---------- Information supplied ----------

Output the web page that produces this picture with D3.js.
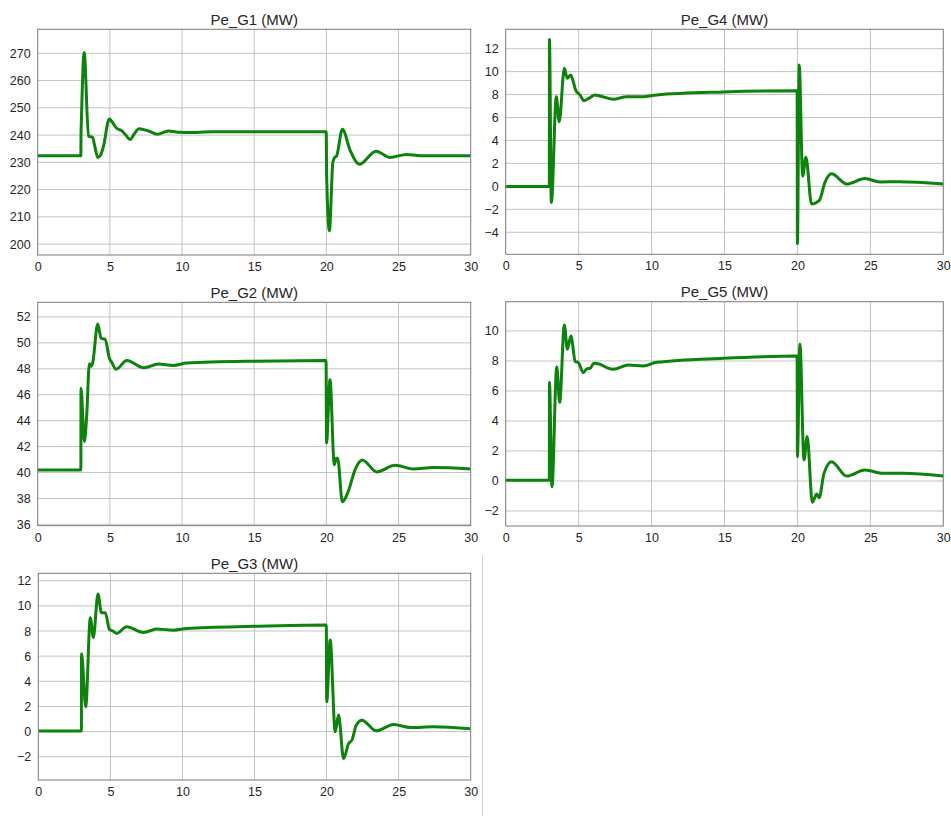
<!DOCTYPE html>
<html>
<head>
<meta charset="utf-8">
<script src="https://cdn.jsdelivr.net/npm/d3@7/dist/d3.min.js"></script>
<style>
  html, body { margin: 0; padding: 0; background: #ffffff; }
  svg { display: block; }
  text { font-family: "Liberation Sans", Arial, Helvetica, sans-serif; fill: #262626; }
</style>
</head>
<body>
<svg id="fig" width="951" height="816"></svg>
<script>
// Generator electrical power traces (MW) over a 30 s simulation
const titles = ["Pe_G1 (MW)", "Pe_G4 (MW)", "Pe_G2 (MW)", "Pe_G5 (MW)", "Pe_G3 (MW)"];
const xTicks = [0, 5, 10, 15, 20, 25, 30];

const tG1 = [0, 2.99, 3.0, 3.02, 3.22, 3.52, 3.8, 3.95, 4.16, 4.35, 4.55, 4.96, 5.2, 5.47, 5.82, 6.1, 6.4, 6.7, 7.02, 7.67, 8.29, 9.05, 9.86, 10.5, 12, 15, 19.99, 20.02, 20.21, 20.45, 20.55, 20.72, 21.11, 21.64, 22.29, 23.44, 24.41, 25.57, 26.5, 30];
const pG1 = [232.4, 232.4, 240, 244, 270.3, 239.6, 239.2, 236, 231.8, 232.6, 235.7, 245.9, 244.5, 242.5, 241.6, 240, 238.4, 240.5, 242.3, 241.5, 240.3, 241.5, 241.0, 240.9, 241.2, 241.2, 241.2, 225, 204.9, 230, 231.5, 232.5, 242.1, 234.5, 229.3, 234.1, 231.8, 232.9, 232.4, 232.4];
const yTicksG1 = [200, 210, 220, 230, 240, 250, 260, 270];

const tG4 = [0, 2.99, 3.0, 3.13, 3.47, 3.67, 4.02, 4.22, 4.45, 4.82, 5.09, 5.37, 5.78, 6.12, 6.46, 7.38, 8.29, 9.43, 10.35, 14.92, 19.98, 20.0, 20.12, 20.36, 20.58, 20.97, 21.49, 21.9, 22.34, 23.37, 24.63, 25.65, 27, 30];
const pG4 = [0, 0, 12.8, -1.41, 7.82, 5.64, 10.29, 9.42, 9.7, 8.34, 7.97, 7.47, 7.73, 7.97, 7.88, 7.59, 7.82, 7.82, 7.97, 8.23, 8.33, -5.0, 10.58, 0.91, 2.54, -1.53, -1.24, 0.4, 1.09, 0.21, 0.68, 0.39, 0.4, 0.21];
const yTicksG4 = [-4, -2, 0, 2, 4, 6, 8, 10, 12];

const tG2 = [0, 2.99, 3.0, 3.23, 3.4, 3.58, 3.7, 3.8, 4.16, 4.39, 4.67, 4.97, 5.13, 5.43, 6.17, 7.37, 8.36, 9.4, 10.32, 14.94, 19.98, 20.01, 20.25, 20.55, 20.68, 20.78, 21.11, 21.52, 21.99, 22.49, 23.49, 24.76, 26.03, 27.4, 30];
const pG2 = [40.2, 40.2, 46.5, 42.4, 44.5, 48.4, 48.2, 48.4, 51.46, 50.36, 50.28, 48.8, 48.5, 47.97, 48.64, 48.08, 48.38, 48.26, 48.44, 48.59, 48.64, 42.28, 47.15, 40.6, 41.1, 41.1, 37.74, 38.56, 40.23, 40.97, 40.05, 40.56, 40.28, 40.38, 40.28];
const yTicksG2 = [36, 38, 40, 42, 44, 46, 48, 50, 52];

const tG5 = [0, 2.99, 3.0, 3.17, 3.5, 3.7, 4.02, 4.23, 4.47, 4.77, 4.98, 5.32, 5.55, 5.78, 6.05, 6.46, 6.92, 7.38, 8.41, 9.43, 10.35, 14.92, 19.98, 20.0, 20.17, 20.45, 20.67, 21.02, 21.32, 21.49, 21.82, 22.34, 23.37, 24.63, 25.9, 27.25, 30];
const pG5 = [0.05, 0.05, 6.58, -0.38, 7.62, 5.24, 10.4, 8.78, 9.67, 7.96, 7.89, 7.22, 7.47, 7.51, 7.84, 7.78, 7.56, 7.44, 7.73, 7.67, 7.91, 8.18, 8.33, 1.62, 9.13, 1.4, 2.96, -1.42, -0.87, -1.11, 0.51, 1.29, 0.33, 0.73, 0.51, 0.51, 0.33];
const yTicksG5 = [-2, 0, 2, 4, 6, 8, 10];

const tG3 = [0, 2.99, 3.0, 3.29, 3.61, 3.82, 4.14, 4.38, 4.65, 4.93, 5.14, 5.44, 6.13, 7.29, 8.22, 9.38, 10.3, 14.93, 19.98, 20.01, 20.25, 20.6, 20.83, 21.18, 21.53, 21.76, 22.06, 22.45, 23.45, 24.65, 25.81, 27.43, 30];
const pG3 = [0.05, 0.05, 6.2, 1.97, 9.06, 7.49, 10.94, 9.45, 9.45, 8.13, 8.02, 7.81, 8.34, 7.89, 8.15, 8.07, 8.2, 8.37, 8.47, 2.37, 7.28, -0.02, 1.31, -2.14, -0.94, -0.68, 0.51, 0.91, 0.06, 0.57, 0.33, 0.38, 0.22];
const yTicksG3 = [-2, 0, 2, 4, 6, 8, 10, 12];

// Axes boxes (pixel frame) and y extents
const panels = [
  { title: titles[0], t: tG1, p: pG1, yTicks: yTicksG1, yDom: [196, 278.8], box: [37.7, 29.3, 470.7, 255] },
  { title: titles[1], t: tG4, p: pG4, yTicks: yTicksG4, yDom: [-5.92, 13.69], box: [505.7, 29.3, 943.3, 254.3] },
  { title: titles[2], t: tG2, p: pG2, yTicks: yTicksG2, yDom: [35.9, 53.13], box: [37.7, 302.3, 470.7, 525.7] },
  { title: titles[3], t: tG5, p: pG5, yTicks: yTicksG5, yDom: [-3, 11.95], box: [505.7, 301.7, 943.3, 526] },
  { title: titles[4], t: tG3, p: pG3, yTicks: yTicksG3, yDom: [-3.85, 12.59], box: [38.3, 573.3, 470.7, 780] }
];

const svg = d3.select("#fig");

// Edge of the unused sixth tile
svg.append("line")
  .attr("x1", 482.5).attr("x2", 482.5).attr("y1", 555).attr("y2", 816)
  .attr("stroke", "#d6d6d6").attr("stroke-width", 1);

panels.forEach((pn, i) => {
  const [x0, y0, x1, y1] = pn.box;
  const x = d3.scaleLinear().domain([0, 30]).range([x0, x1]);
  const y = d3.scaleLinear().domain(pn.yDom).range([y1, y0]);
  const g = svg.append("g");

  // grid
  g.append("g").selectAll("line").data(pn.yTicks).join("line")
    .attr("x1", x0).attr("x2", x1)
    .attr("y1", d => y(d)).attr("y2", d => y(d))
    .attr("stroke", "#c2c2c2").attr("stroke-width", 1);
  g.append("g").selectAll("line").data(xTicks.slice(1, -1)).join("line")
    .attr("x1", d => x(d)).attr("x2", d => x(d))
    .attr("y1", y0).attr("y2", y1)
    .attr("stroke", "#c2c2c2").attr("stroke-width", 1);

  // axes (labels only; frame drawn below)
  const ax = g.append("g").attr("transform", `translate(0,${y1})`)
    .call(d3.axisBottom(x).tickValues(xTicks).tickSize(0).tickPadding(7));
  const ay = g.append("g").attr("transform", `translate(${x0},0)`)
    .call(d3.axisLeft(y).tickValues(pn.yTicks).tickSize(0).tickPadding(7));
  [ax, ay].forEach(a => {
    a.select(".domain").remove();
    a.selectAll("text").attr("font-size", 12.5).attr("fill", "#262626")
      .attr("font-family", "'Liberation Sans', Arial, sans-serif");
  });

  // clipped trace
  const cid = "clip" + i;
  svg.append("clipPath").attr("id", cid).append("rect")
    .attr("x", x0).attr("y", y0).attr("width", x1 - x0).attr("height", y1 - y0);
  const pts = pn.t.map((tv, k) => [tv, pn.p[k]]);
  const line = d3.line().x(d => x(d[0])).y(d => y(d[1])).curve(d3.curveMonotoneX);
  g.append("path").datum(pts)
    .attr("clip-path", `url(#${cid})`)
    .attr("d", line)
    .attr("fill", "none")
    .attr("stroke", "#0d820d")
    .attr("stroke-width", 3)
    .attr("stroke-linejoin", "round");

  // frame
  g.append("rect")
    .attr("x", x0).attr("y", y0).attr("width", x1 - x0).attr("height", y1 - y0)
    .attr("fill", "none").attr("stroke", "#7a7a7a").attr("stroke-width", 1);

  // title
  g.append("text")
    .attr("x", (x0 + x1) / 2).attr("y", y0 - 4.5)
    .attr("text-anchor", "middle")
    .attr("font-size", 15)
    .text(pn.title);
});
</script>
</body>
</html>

----------

### Work instructions
Could the lines from the top of the material through the line with "const yTicksG1 = [200, 210, 220, 230, 240, 250, 260, 270];" be repeated exactly, pictures left out?

### Answer
Output the web page that produces this picture with D3.js.
<!DOCTYPE html>
<html>
<head>
<meta charset="utf-8">
<script src="https://cdn.jsdelivr.net/npm/d3@7/dist/d3.min.js"></script>
<style>
  html, body { margin: 0; padding: 0; background: #ffffff; }
  svg { display: block; }
  text { font-family: "Liberation Sans", Arial, Helvetica, sans-serif; fill: #262626; }
</style>
</head>
<body>
<svg id="fig" width="951" height="816"></svg>
<script>
// Generator electrical power traces (MW) over a 30 s simulation
const titles = ["Pe_G1 (MW)", "Pe_G4 (MW)", "Pe_G2 (MW)", "Pe_G5 (MW)", "Pe_G3 (MW)"];
const xTicks = [0, 5, 10, 15, 20, 25, 30];

const tG1 = [0, 2.99, 3.0, 3.02, 3.22, 3.52, 3.8, 3.95, 4.16, 4.35, 4.55, 4.96, 5.2, 5.47, 5.82, 6.1, 6.4, 6.7, 7.02, 7.67, 8.29, 9.05, 9.86, 10.5, 12, 15, 19.99, 20.02, 20.21, 20.45, 20.55, 20.72, 21.11, 21.64, 22.29, 23.44, 24.41, 25.57, 26.5, 30];
const pG1 = [232.4, 232.4, 240, 244, 270.3, 239.6, 239.2, 236, 231.8, 232.6, 235.7, 245.9, 244.5, 242.5, 241.6, 240, 238.4, 240.5, 242.3, 241.5, 240.3, 241.5, 241.0, 240.9, 241.2, 241.2, 241.2, 225, 204.9, 230, 231.5, 232.5, 242.1, 234.5, 229.3, 234.1, 231.8, 232.9, 232.4, 232.4];
const yTicksG1 = [200, 210, 220, 230, 240, 250, 260, 270];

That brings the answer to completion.